The New 52 version of Hila possess some of the same powers, making her seemingly identical to her previous continuity version. Her Xebellian physiology still grants her superhuman physical abilities, including superhuman strength, speed, durability enabling her to survive intense pressures of the ocean, enhanced senses, and the ability to breathe underwater. Unlike her previous versions, her powers are supplemented through magical means. She is depicted as lacking the psionic-backed hydrokinetic powers naturally bestowed to royalty in Xebel. She has, instead, been granted it through magic. Her hydrokinetic powers allows her to create hard-water constructs, manipulate blood, and was augmented to rival Mera's hydrokinetic abilities. She is also an entity known as a "shifter", Atlanteans whom learned the ability to shape-shift through illusions. Hila also proved to be a skilled actor, deceiver, Despite her intents through magical means, however, her hydrokinetic powers were considered inferior to her sister's.

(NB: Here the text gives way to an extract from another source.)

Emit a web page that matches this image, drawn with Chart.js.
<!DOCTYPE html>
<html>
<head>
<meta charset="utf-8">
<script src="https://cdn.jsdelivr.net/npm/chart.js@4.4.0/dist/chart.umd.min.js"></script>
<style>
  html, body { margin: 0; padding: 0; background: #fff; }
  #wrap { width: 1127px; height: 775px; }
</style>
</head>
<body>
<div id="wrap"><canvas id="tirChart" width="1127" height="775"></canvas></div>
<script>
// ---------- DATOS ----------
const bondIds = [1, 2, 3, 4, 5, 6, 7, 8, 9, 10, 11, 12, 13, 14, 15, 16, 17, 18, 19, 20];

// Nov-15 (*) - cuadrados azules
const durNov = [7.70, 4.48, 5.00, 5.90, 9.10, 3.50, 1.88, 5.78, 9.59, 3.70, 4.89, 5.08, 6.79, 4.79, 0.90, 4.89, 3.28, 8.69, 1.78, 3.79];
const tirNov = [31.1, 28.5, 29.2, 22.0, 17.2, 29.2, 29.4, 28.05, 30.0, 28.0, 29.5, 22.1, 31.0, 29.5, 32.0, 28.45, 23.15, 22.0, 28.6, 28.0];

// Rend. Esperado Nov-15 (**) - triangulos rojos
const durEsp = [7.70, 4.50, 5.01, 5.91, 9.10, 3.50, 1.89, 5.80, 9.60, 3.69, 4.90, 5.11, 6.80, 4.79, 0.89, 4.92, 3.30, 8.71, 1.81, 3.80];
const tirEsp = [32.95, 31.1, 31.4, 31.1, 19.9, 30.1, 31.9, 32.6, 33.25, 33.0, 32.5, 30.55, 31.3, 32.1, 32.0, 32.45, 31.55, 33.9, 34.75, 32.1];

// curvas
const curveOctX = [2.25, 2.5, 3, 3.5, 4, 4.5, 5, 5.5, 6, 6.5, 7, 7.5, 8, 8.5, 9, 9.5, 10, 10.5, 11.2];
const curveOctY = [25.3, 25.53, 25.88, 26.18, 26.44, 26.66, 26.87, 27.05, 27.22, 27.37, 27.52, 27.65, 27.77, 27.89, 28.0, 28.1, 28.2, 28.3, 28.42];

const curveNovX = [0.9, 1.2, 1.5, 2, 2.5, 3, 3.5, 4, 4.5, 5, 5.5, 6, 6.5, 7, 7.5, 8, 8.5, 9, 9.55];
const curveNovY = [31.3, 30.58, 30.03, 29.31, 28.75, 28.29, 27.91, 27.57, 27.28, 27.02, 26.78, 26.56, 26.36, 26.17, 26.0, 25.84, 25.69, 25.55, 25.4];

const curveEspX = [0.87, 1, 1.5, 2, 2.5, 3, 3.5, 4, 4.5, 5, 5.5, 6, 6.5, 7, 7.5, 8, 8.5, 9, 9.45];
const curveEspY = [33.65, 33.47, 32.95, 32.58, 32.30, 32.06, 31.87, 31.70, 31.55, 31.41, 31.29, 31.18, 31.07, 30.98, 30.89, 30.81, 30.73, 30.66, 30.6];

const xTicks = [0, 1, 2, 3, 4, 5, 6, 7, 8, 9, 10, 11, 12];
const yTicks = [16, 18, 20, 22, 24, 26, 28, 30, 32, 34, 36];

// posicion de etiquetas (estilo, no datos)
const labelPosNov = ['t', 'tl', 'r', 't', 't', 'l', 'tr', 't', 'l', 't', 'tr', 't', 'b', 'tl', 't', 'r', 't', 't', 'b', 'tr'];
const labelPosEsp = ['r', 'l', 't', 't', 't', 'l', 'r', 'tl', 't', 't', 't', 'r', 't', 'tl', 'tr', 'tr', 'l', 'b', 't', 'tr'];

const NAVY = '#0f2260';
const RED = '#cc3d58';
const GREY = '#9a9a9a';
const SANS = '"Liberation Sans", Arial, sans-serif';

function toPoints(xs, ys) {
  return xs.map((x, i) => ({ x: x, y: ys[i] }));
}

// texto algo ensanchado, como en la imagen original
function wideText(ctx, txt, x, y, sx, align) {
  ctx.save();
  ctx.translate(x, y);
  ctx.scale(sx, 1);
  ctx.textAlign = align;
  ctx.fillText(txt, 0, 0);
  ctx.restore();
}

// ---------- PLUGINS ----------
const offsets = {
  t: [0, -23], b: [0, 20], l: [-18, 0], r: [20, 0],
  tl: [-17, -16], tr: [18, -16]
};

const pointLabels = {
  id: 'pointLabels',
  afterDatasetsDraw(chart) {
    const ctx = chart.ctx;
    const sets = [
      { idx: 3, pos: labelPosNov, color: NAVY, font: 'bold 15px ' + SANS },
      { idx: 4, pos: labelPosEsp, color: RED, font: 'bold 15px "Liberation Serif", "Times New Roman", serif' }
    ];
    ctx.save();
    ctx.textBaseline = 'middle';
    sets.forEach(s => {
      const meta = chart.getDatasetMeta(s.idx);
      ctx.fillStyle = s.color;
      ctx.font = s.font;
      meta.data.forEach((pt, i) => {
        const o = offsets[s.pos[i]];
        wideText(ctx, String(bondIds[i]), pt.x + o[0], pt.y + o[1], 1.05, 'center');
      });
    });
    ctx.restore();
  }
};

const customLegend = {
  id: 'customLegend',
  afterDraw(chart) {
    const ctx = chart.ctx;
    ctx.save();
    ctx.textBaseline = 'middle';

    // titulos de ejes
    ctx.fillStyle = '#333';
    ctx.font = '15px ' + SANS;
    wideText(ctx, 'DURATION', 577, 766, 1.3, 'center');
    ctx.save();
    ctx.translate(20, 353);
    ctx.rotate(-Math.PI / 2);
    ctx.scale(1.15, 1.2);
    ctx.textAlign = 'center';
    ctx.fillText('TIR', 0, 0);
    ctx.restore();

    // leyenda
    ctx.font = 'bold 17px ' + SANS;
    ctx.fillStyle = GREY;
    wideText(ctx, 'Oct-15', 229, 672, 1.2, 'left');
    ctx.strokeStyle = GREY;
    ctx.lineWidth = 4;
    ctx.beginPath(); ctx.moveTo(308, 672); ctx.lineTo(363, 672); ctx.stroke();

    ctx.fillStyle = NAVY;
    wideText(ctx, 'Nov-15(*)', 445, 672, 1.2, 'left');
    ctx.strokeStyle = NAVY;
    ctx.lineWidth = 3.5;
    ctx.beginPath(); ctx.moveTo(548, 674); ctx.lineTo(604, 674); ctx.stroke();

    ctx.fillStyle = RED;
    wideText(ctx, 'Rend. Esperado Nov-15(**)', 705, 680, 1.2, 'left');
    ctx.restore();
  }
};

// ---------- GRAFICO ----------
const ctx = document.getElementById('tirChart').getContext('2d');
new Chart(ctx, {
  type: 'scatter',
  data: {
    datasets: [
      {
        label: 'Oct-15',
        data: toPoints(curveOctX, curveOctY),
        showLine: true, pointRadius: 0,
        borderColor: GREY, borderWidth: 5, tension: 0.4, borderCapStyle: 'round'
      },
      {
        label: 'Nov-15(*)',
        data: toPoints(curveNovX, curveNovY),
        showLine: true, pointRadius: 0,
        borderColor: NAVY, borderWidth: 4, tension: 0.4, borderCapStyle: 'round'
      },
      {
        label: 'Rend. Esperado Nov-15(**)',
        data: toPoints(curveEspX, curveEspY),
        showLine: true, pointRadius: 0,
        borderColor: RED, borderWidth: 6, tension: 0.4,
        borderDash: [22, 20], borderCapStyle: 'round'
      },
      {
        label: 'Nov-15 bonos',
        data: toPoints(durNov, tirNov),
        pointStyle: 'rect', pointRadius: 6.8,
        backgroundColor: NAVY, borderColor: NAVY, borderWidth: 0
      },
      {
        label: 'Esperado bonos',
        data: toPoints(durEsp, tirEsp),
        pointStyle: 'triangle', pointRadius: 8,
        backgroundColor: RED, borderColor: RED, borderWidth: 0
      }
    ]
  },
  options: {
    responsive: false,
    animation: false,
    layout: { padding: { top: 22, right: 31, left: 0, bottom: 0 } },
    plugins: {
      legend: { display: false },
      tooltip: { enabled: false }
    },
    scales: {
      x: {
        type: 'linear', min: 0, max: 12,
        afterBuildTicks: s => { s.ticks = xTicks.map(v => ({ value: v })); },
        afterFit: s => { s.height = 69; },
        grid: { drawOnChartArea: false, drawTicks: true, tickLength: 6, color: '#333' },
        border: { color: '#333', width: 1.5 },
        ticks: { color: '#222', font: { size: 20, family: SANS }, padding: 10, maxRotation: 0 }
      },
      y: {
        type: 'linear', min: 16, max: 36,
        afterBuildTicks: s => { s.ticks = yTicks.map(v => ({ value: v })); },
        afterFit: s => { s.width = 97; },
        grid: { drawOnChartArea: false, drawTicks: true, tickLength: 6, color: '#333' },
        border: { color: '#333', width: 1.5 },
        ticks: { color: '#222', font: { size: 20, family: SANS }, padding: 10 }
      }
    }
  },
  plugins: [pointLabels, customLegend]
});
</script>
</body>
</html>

=== La Sirène la Bailene ===
The second Siren is a mermaid and able to change her tail into a pair of legs, enabling her to walk on land. In addition to that, Siren is able to stand on her tail for an unknown period of time. It appears she is able to survive outside of the water for longer periods of time. She has a light green skin tone and completely black eyes. Siren is from the Bight of Benin which makes her vulnerable to cold temperatures. Like the sirens of myth, Siren uses her voice as her main weapon. She sings hypnotic songs, forcing people to follow her every command. This also works on Tempest who is an Atlantean. During her appearance in Young Justice, she seems to have perfected that skill so that she does not need to sing to hypnotize someone. Siren is shown, in Aquaman, to have super-human strength, giving her the ability to break into a plane.

==Other versions==
An alternate timeline variant of Hila / Siren appears in the Flashpoint tie-in Emperor Aquaman. This version is an ally of Aquaman in his war against the Amazons who seeks revenge for Mera's death before she is killed by Amazon royal Penthesileia.

==In other media==
===Television===
- An original incarnation of Siren named Lorelei Circe appears in Batman (1966), portrayed by Joan Collins. This version is a world-famous singer with a hypnotic singing voice.
- An original, unnamed incarnation of Siren appears in Aquaman, portrayed by Adrianne Palicki. This version killed Atlanna and can assume a human form with the alias of "Nadia".
- The Batman (1966) incarnation of Siren makes a non-speaking cameo appearance in the Batman: The Brave and the Bold episode "Day of the Dark Knight!" as an inmate of Iron Heights Penitentiary.

===Film===
- The Batman (1966) incarnation of Siren makes a non-speaking cameo appearance in Batman: Return of the Caped Crusaders.
- An original, unnamed incarnation of Siren appears in DC Super Hero Girls: Legends of Atlantis, voiced by Erica Lindbeck. This version is a power-hungry sea witch who sought to steal the Trident of Atlantis and use it to conquer the world. After acquiring the necessary artifacts needed for fulfilling her ambitions, Siren attempts to sink Super Hero High and Metropolis, only to be defeated by Mera, the Super Hero Girls, and Aquaman. Following this, Siren is returned to Xebel's custody.

===Miscellaneous===
The Batman (1966) incarnation of Siren appears in Batman '66 #2.